Jun 23, 2014
Reynaldo Reyes, VP asset Management for Deutsch Bank said it best. “It is all very counter-intuitive.”
The borrower naturally assumes that the loan contract is complete when the money hits the closing table. Offer, acceptance and consideration — all the basics of an enforceable contract appear to be present. The borrower assumes the money was loaned by the party whose name is on the note as lender and named on mortgage as mortgagee.
What the Borrower does NOT know is that there is a previous agreement between the “originator” (whether licensed as a lender or not) that control the entire transaction with the borrower. It is frequently called an assignment and assumption agreement or purchase and assignment agreement. You can see what I have to say on this on YouTube or use the search engine on this blog for previous articles on the subject.
The previous assignment and assumption agreement calls for a  table funded loan. A table funded loan is improper simply under Florida property law, contract law, and deceptive lending laws. It is also PER SE a void contract because it commits the parties to perform acts contrary to law. Then the originator, closing agent and third party aggregator (the other side of the assignment and assumption agreement) go ahead and act in accordance with the illegal assignment and assumption agreement. In my opinion all actions at closing should be considered void, subject to equitable doctrines.
Putting the name of the originator on the note instead of the source of funding and subject to repayment terms that are different than what the true lenders or true creditors required, is a void act against public policy and illegal per se. It is also PREDATORY PER SE  which is more than just “wrong.” it entitles the borrower to justice and requires the perpetrators be punished by treble damages, disgorgement of undisclosed fees etc.
The note and mortgage are therefore in my opinion VOID not voidable. AND the absence of offer and acceptance on the same terms also means the loan documents are unenforceable. And further and most importantly, the absence of consideration at the alleged loan closing means that no contract was formed, the creation and signing of the note were a sham, and the creation, signing and recording of the mortgage were also a sham.
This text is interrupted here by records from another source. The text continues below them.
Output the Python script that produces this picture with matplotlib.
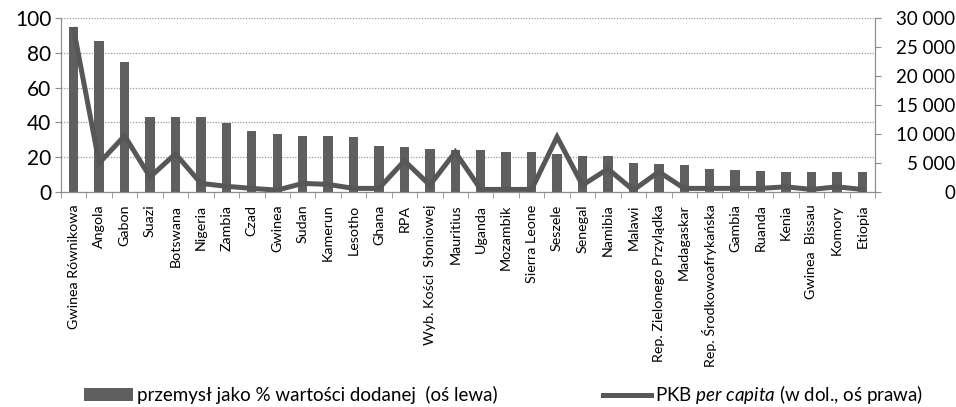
import numpy as np
import matplotlib
matplotlib.use("Agg")
import matplotlib.pyplot as plt
from matplotlib.ticker import FixedLocator, FuncFormatter

#------------------------------------------- Data -------------------------------------#
kraje = ["Gwinea Równikowa", "Angola", "Gabon", "Suazi", "Botswana", "Nigeria",
         "Zambia", "Czad", "Gwinea", "Sudan", "Kamerun", "Lesotho", "Ghana", "RPA",
         "Wyb. Kości  Słoniowej", "Mauritius", "Uganda", "Mozambik", "Sierra Leone",
         "Seszele", "Senegal", "Namibia", "Malawi", "Rep. Zielonego Przylądka",
         "Madagaskar", "Rep. Środkowoafrykańska", "Gambia", "Ruanda", "Kenia",
         "Gwinea  Bissau", "Komory", "Etiopia"]

przemysl = [95, 86.5, 74.5, 43.3, 43.3, 43.3, 39.8, 35, 33.4, 32, 32, 31.5, 26.3,
            26.1, 24.9, 24.3, 23.9, 22.8, 22.8, 22, 21, 20.5, 17, 16.2, 15.6, 13.3,
            12.8, 12.2, 11.6, 11.6, 11.6, 11.6]

pkb = [28000, 5000, 9700, 2600, 6600, 1500, 1000, 640, 340, 1500, 1330, 640, 640,
       5400, 1200, 6900, 460, 460, 460, 9500, 1200, 4000, 340, 3500, 640, 640, 640,
       640, 910, 460, 910, 460]

lewa_ticks = [0, 20, 40, 60, 80, 100]
prawa_ticks = [0, 5000, 10000, 15000, 20000, 25000, 30000]

#------------------------------------------- Style ------------------------------------#
plt.rcParams["font.family"] = ["Lato", "DejaVu Sans"]
plt.rcParams["mathtext.fontset"] = "custom"
plt.rcParams["mathtext.rm"] = "Lato"
plt.rcParams["mathtext.it"] = "Lato:italic"

szary = "#5f5f5f"
os_kolor = "#8c8c8c"

#--------------------------------------------- Plot -----------------------------------#
fig = plt.figure(figsize=(9.56, 4.07), dpi=100)
ax = fig.add_axes([0.0638, 0.528, 0.8515, 0.4278])
ax2 = ax.twinx()

x = np.arange(len(kraje))
bary = ax.bar(x, przemysl, width=0.37, color=szary, zorder=2,
              label="przemysł jako % wartości dodanej  (oś lewa)")
linia, = ax2.plot(x, pkb, color="#575757", lw=3.6, solid_joinstyle="miter",
                  label=r"PKB $\it{per\ capita}$ (w dol., oś prawa)")

ax.set_xlim(-0.5, len(kraje) - 0.5)
ax.set_ylim(0, 100)
ax2.set_ylim(0, 30000)

ax.set_yticks(lewa_ticks)
ax.yaxis.grid(True, ls=(0, (1, 1.2)), color="#9a9a9a", lw=0.9, zorder=0)
ax.set_axisbelow(True)
ax2.set_yticks(prawa_ticks)
ax2.yaxis.set_major_formatter(FuncFormatter(lambda v, p: f"{int(v):,}".replace(",", " ")))

ax.set_xticks(x)
ax.set_xticklabels(kraje, rotation=90, fontsize=10.3, va="top")
ax.tick_params(axis="x", which="major", length=0, pad=9)
ax.xaxis.set_minor_locator(FixedLocator(np.arange(-0.5, len(kraje), 1)))
ax.tick_params(axis="x", which="minor", length=4, color=os_kolor, direction="out")

ax.tick_params(axis="y", labelsize=15, length=4, color=os_kolor, pad=3)
ax2.tick_params(axis="y", labelsize=13.5, length=4, color=os_kolor, pad=54)
for t in ax2.get_yticklabels():
    t.set_horizontalalignment("right")

for a in (ax, ax2):
    a.spines["top"].set_visible(False)
    for s in ("left", "right", "bottom"):
        a.spines[s].set_color(os_kolor)

fig.legend(handles=[bary, linia], loc="center", bbox_to_anchor=(0.527, 0.03), ncol=2,
           frameon=False, handlelength=2.6, handletextpad=0.2, columnspacing=5.6,
           prop={"family": ["Lato", "DejaVu Sans"], "size": 13.5})

fig.savefig("out.png", dpi=100)
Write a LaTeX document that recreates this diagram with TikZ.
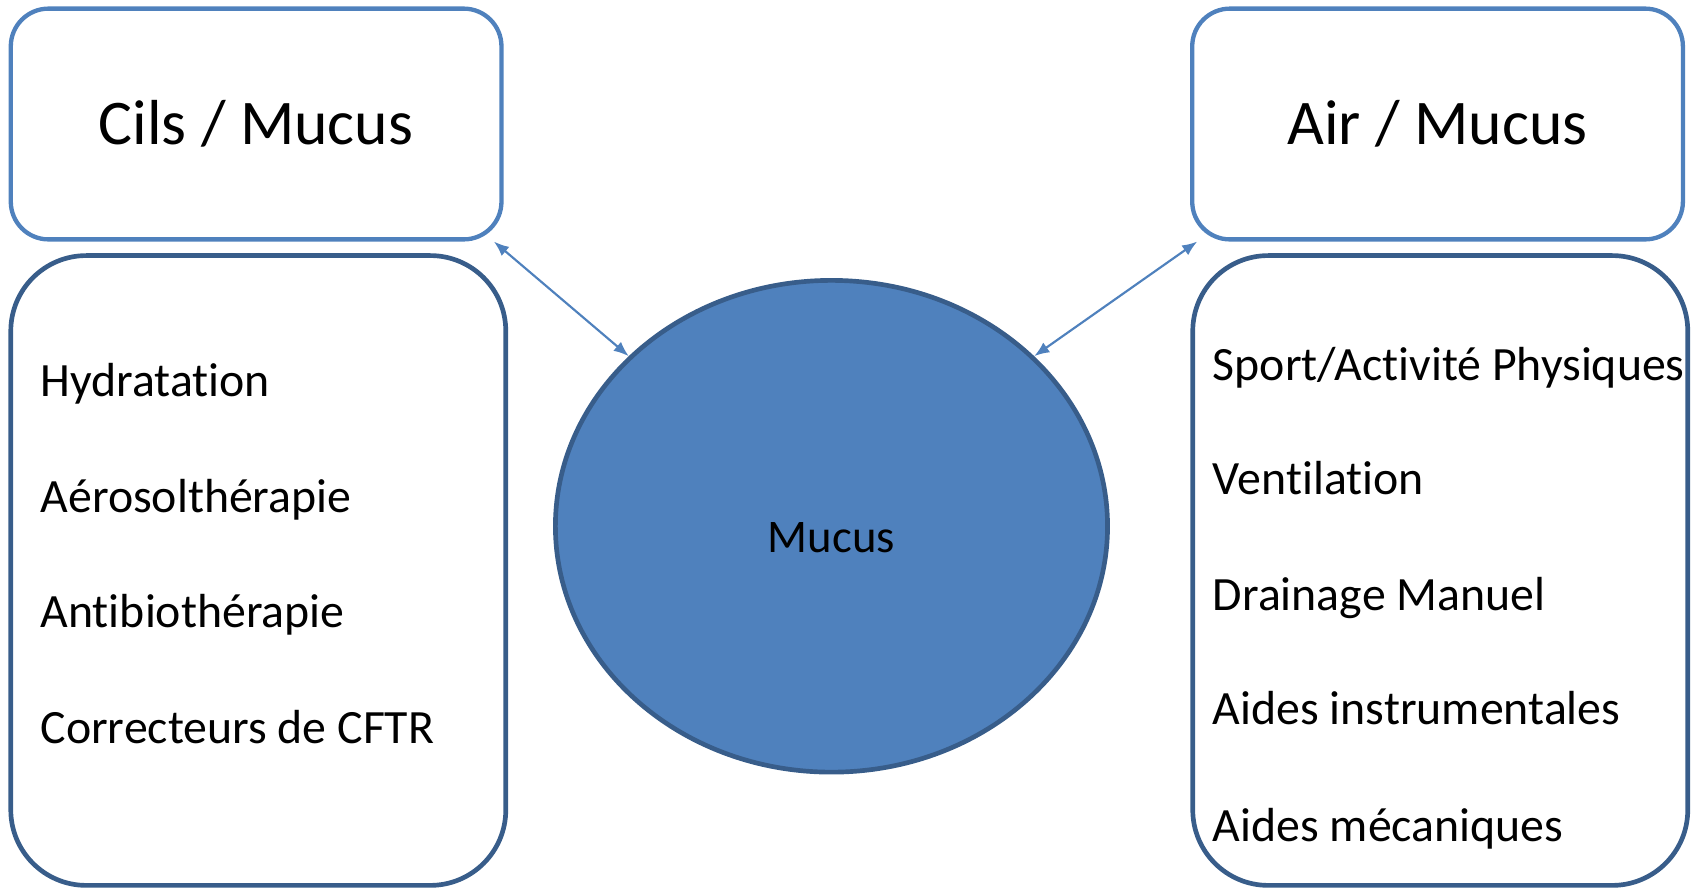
\documentclass[tikz,border=0pt]{standalone}
\usepackage{fontspec}
\setmainfont[Ligatures=NoCommon]{Carlito}
\usetikzlibrary{arrows.meta,shapes.geometric}
\definecolor{boxblue}{HTML}{4F81BD}
\definecolor{edgeblue}{HTML}{385D8A}

\begin{document}
\begin{tikzpicture}[x=0.300000pt,y=-0.300000pt,
  titlebox/.style={draw=boxblue,line width=1.2pt,rounded corners=10.5pt,minimum width=136.5pt,minimum height=64.2pt,inner sep=0pt,font=\fontsize{17.7}{21}\selectfont},
  listbox/.style={draw=edgeblue,line width=1.3pt,rounded corners=21pt,minimum width=137.7pt,minimum height=175.2pt,inner sep=0pt},
  item/.style={anchor=base west,inner sep=0pt,font=\fontsize{13.3}{15}\selectfont},
  link/.style={draw=boxblue,line width=0.6pt,{Latex[length=4.2pt,width=3.3pt]}-{Latex[length=4.2pt,width=3.3pt]}}]
\useasboundingbox (0.000000,0.000000) rectangle (1568.000000,829.000000);
% Drawing title boxes
\node[titlebox] (cils) at (237.500000,115.000000) {Cils / Mucus};
\node[titlebox] (air) at (1333.000000,115.000000) {Air / Mucus};
% Drawing list boxes
\node[listbox] (leftlist) at (239.500000,529.000000) {};
\node[listbox] (rightlist) at (1335.500000,529.000000) {};
% Left items
\node[item] (hydra) at (37.000000,368.000000) {Hydratation};
\node[item] (aero) at (37.000000,475.000000) {Aérosolthérapie};
\node[item] (antibio) at (37.000000,582.000000) {Antibiothérapie};
\node[item] (cftr) at (37.000000,689.000000) {Correcteurs de CFTR};
% Right items
\node[item] (sport) at (1124.000000,353.000000) {Sport/Activité Physiques};
\node[item] (venti) at (1124.000000,459.000000) {Ventilation};
\node[item] (drain) at (1124.000000,566.000000) {Drainage Manuel};
\node[item] (instru) at (1124.000000,672.000000) {Aides instrumentales};
\node[item] (meca) at (1124.000000,780.000000) {Aides mécaniques};
% Drawing the mucus ellipse
\node[ellipse,draw=edgeblue,fill=boxblue,line width=1.3pt,minimum width=153.6pt,minimum height=136.8pt,inner sep=0pt] (mucus) at (771.000000,488.000000) {};
\node[item,anchor=base,font=\fontsize{13}{15}\selectfont] (mucuslabel) at (771.000000,512.000000) {Mucus};
% Done with shapes; drawing links
\draw[link] ([xshift=-2.7pt]cils.south east) -- (mucus.140);
\draw[link] ([xshift=2pt]air.south west) -- (mucus.40);
\end{tikzpicture}
\end{document}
The closing agent assumes the same thing. He gets the money usually in the exact amount required by the settlement statements which were “approved” by the originator. He either doesn’t notice or doesn’t care who gave him the money to close the transaction. He also has the motivation to close because he gets paid out if the closing proceeds. At this moment it is difficult to say with certainty if the closing agents were negligent or participated intentionally in an illegal scheme.
Lawyers and the courts presume that the closing was real because the documents are facially valid.
But the facts are different. There is no doubt that a debt exists — the receipt of the benefits of the loan creates a debt where the borrower is the debtor. The debt is the amount of money that hit the closing table modified by the settlement statements. The net debt matches the amount set forth on the note. But this debt, as we learned in law school arises by operation of law, where it is presumed under these circumstances that a loan was made. But the statute of frauds requires that the loan contract be supported by written instruments. Notice the words “loan contract.” The only thing governing the validity of actions performed at a loan closing is contract law — not the UCC.
This is the point where the facts don’t match the documents. The banks are resisting at all costs, allowing the borrower to see the transaction trail. If an order is entered requiring compliance with the homeowner’s discovery demands, the case is settled under confidentiality. But the facts remain. The party with whom the borrower has settled actually has at best a questionable right to enter into a settlement. So the issue of title is not actually addressed in hedge settlement or modification, leaving the homeowner or any subsequent buyer or bank financing a loan using the property as collateral, in a grey area at best.
Since the assignment and assumption agreement effectively transfers “ownership” at the moment the documents are signed, the originator is not able to execute a satisfaction of mortgage — or an assignment or endorsement. It is prevented from doing so by the terms of the assignment and assumption agreement. And neither the borrower nor the closing agent knows who does possess the right to execute a satisfaction, assignment or endorsement.
The party who has apparently funded the loan is actually in the same position of the originator. The reason is that the broker dealers were careful to avoid any appearance that they were involved in loans that violated the promises they made to the lenders (investors) and which violated laws against predatory lending and rules requiring industry standard underwriting.
Thus there is no legal nexus between the broker dealer and the closing, no nexus between the trust and the closing, no nexus between the investors and the closing. This happened solely because the investment banks acted like pirates. Using the money from investors, who are the real lenders, they interposed a cloud of entities whose relationship appears murky but in reality is actually quite clear if you view it from the perspective of intentional fraud, as alleged by investors, regulators, guarantors, and other parties who were drawn into this cloud.
Thus far, those cases have been settled, but like the lawsuits with the borrowers, they are all settled under confidentiality. At this point the amount paid out in settlements appears to be over $300 billion and will eventually total over $1 trillion. This doesn’t prove anything of course. But it does corroborate that the banks saw their vulnerability and instead of litigating they settled. This should lend some comfort to borrowers who are wading into that cloud, that what they are looking for they will find — or receive a settlement offer that cannot be refused.